It was in her first job that Janice Rosales knew she wanted to go into education.
As a lifeguard teaching young children to swim, she realized she wanted to spend her career in the classroom.
Now, at the end of her lengthy career in public education, Rosales says she will miss the children most of all when she retires as superintendent of Villa Park-Lombard Elementary School District 45.
“I’m looking forward to retirement, but I’m awful sad,” Rosales said. “I’ll miss the students and the teachers. I’ll miss hearing the students tell me about their work and their progress.”

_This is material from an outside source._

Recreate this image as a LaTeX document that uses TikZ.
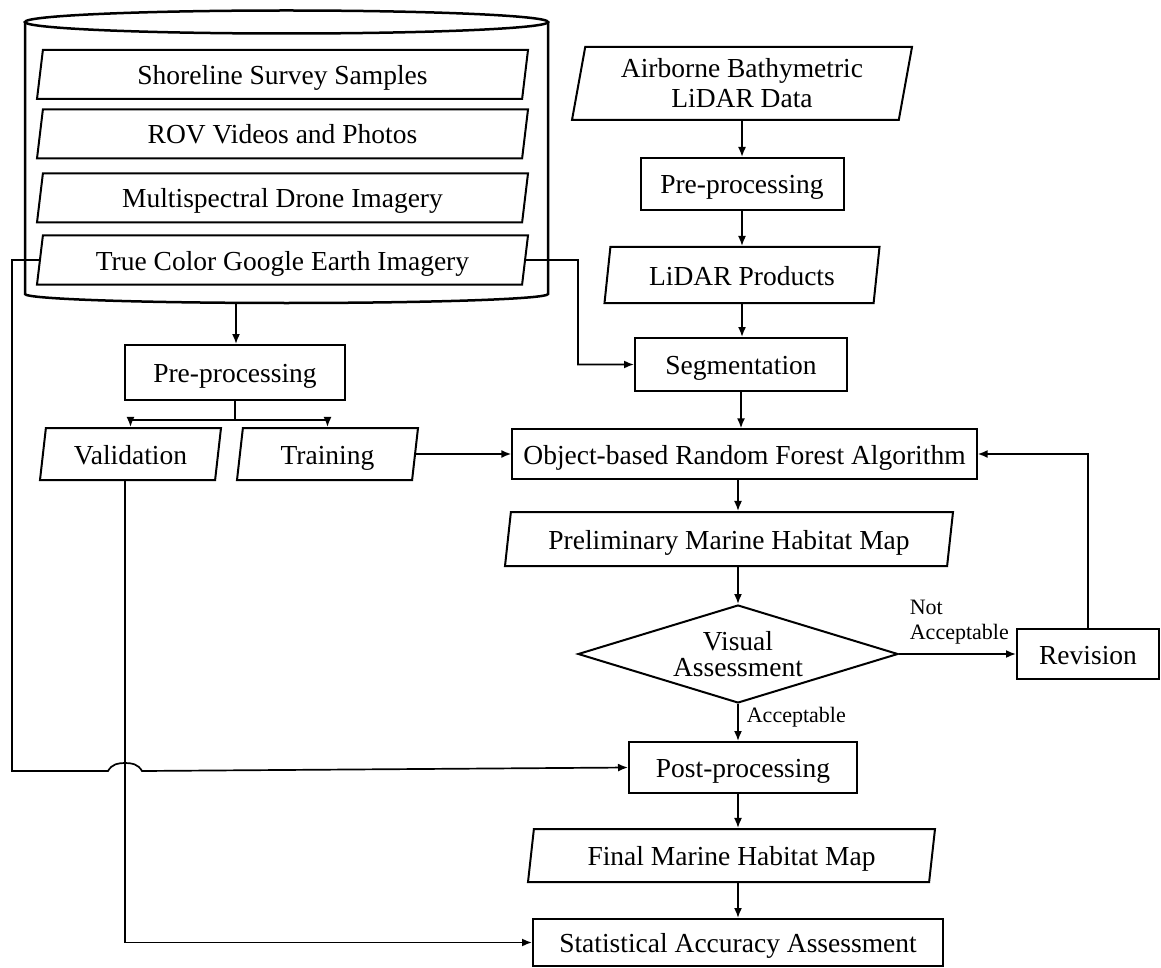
\documentclass[tikz,border=0pt]{standalone}
\usepackage{fontspec}
\setmainfont{Liberation Serif}
\usetikzlibrary{shapes.geometric,arrows.meta}

\tikzset{
    process/.style={rectangle, draw, line width=2pt, align=center, inner sep=0pt, text height=21pt, text depth=1pt},
    data/.style={trapezium, trapezium left angle=75, trapezium right angle=105, trapezium stretches body, draw, line width=2pt, align=center, inner sep=0pt, text height=21pt, text depth=1pt},
    decision/.style={diamond, draw, line width=2pt, align=center, inner sep=0pt},
    note/.style={font=\fontsize{22}{25}\selectfont, align=left, inner sep=0pt}
}

\begin{document}
\begin{tikzpicture}[x=1pt, y=-1pt, >={Latex[length=10pt, width=8pt]}, line width=1.7pt, font=\fontsize{27.5}{30}\selectfont]
    \useasboundingbox (0,0) rectangle (1161,968);

    \draw[line width=2.5pt] (286.5,22) ellipse [x radius=261.5, y radius=11.5];
    \draw[line width=2.5pt] (25,22) -- (25,294) .. controls (25,299) and (142,303) .. (286.5,303) .. controls (431,303) and (548,299) .. (548,294) -- (548,22);
    \coordinate (dbbot) at (236,303);

    \node (survey) [data, minimum width=491, minimum height=49] at (282.5,74.5) {Shoreline Survey Samples};
    \node (rov) [data, minimum width=491, minimum height=49] at (282.5,134) {ROV Videos and Photos};
    \node (drone) [data, minimum width=491, minimum height=49] at (282.5,198) {Multispectral Drone Imagery};
    \node (gearth) [data, minimum width=491, minimum height=49] at (282.5,260) {True Color Google Earth Imagery};

    \node (lidar) [data, text height=, text depth=, minimum width=340, minimum height=73] at (742,83.5) {Airborne Bathymetric\\LiDAR Data};
    \node (prelidar) [process, minimum width=203, minimum height=52] at (742,184) {Pre-processing};
    \node (products) [data, minimum width=275, minimum height=56] at (742,275) {LiDAR Products};
    \node (segment) [process, minimum width=212, minimum height=53] at (741,364.5) {Segmentation};

    \node (preimg) [process, minimum width=220, minimum height=55] at (235,372.5) {Pre-processing};
    \node (valid) [data, minimum width=181, minimum height=52] at (130.5,454) {Validation};
    \node (train) [data, minimum width=181, minimum height=52] at (327.5,454) {Training};
    \coordinate (split) at (235,420);

    \node (forest) [process, line width=1.3pt, minimum width=465, minimum height=50] at (744.5,454) {Object-based Random Forest Algorithm};
    \node (prelim) [data, minimum width=448, minimum height=54] at (729,539) {Preliminary Marine Habitat Map};
    \node (visual) [decision, shape aspect=3.3, minimum width=320, minimum height=98, font=\fontsize{27.5}{26}\selectfont] at (738,654) {Visual\\Assessment};
    \node (revision) [process, minimum width=142, minimum height=50] at (1088,654) {Revision};
    \node (post) [process, minimum width=228, minimum height=51] at (743,767.5) {Post-processing};
    \node (final) [data, minimum width=407, minimum height=53] at (731.5,855.5) {Final Marine Habitat Map};
    \node (stat) [process, minimum width=410, minimum height=47] at (738,942.5) {Statistical Accuracy Assessment};

    \node (notacc) [note, anchor=south west] at (909,645) {Not\\Acceptable};
    \node (acc) [note, anchor=west] at (746,717) {Acceptable};

    \draw[->] (lidar.south) -- (lidar.south |- prelidar.north);
    \draw[->] (prelidar.south) -- (prelidar.south |- products.north);
    \draw[->] (products.south) -- (products.south |- segment.north);
    \draw[->] (segment.south) -- (segment.south |- forest.north);
    \draw[->] (gearth.east) -- (578,260) |- (segment.west);

    \draw[->] (dbbot) -- (dbbot |- preimg.north);
    \draw (preimg.south) -- (split);
    \draw[->] (split) -| (valid.north);
    \draw[->] (split) -| (train.north);
    \draw[->] (train.east) -- (forest.west);

    \draw[->] (visual.north |- forest.south) -- (visual.north |- prelim.north);
    \draw[->] (visual.north |- prelim.south) -- (visual.north);
    \draw[->] (visual.east) -- (revision.west);
    \draw[->] (revision.north) |- (forest.east);
    \draw[->] (visual.south) -- (visual.south |- post.north);
    \draw[->] (visual.south |- post.south) -- (visual.south |- final.north);
    \draw[->] (visual.south |- final.south) -- (visual.south |- stat.north);

    \draw[->] (gearth.west) -- (12,260) -- (12,771) -- (108,771) .. controls (112,764) and (118,763) .. (125,763) .. controls (132,763) and (138,764) .. (142,771) -- (post.west);
    \draw[->] ([xshift=-5.5pt]valid.south) |- (stat.west);
\end{tikzpicture}
\end{document}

At the end of this month, Rosales will step down as superintendent after a five-year stint. Her replacement, Jackson Middle School Principal Tony Palmisano, has been spending most of this year preparing for the job.
“He has been shadowing me pretty much the whole year,” Rosales said. “He’s coming in for cabinet meetings and board meetings. As we get closer to July, we’ll be looking at every phase of the operation.”
Rosales said she is confident she is leaving the district in strong shape, but she acknowledges challenges in the coming years.
Through the recession, District 45 was forced to take on budget cuts to cope with declining revenues. Since then, the district has restored some of the positions and programs, but fiscal problems loom.
School districts were bracing for a $400 million cut to the 2014 statewide education budget before the Illinois General Assembly restored the funding in late May – on the last day of the legislative session.
“Staying in touch with what’s happening in Springfield is important,” Rosales said. “We know that there will be some fewer funds available in the future, but we try to stay cognizant of that so we don’t over-budget, and we stay realistic in our approach.”
On another front, the district is gearing up for broad changes in statewide testing. The decadeold No Child Left Behind benchmarks are being phased out in favor of the new Common Core standards. Still, the district will have to focus on reading scores, which in recent years have lagged behind math scores on statewide tests.
“I would certainly look at bringing the reading achievement of a lot of our students up, especially our subgroups,” she said.
Before she became District 45 superintendent in 2008, Rosales worked as an area instructional officer in Chicago – a sort of sub-superintendent position that oversees a few dozen Chicago Public Schools. Many of those schools comprised dual-language students, which fell in line with her degree in
Spanish and education as well as her time as a teacher.
That experience proved useful in District 45, which likewise features a large Spanish-speaking population. In the last five years, the district has introduced reading specialists in every school.
“The district has come a long way in the last five years, and provides a very rigorous program for students,” Rosales said. “Our writing program is improving.”
In her time as superintendent, Rosales said, a consistent personal benchmark was whether she would want her grandchildren to attend a District 45 school.
As she departs, “certainly, I would want them to attend this district,” she said.
Now, with retirement, she will have a chance to spend more time with her two granddaughters, ages 2 and 4. With the demands of the job, she has not been able to see them as much as she’s wanted.
“I’m very excited about spending time with them,” she said.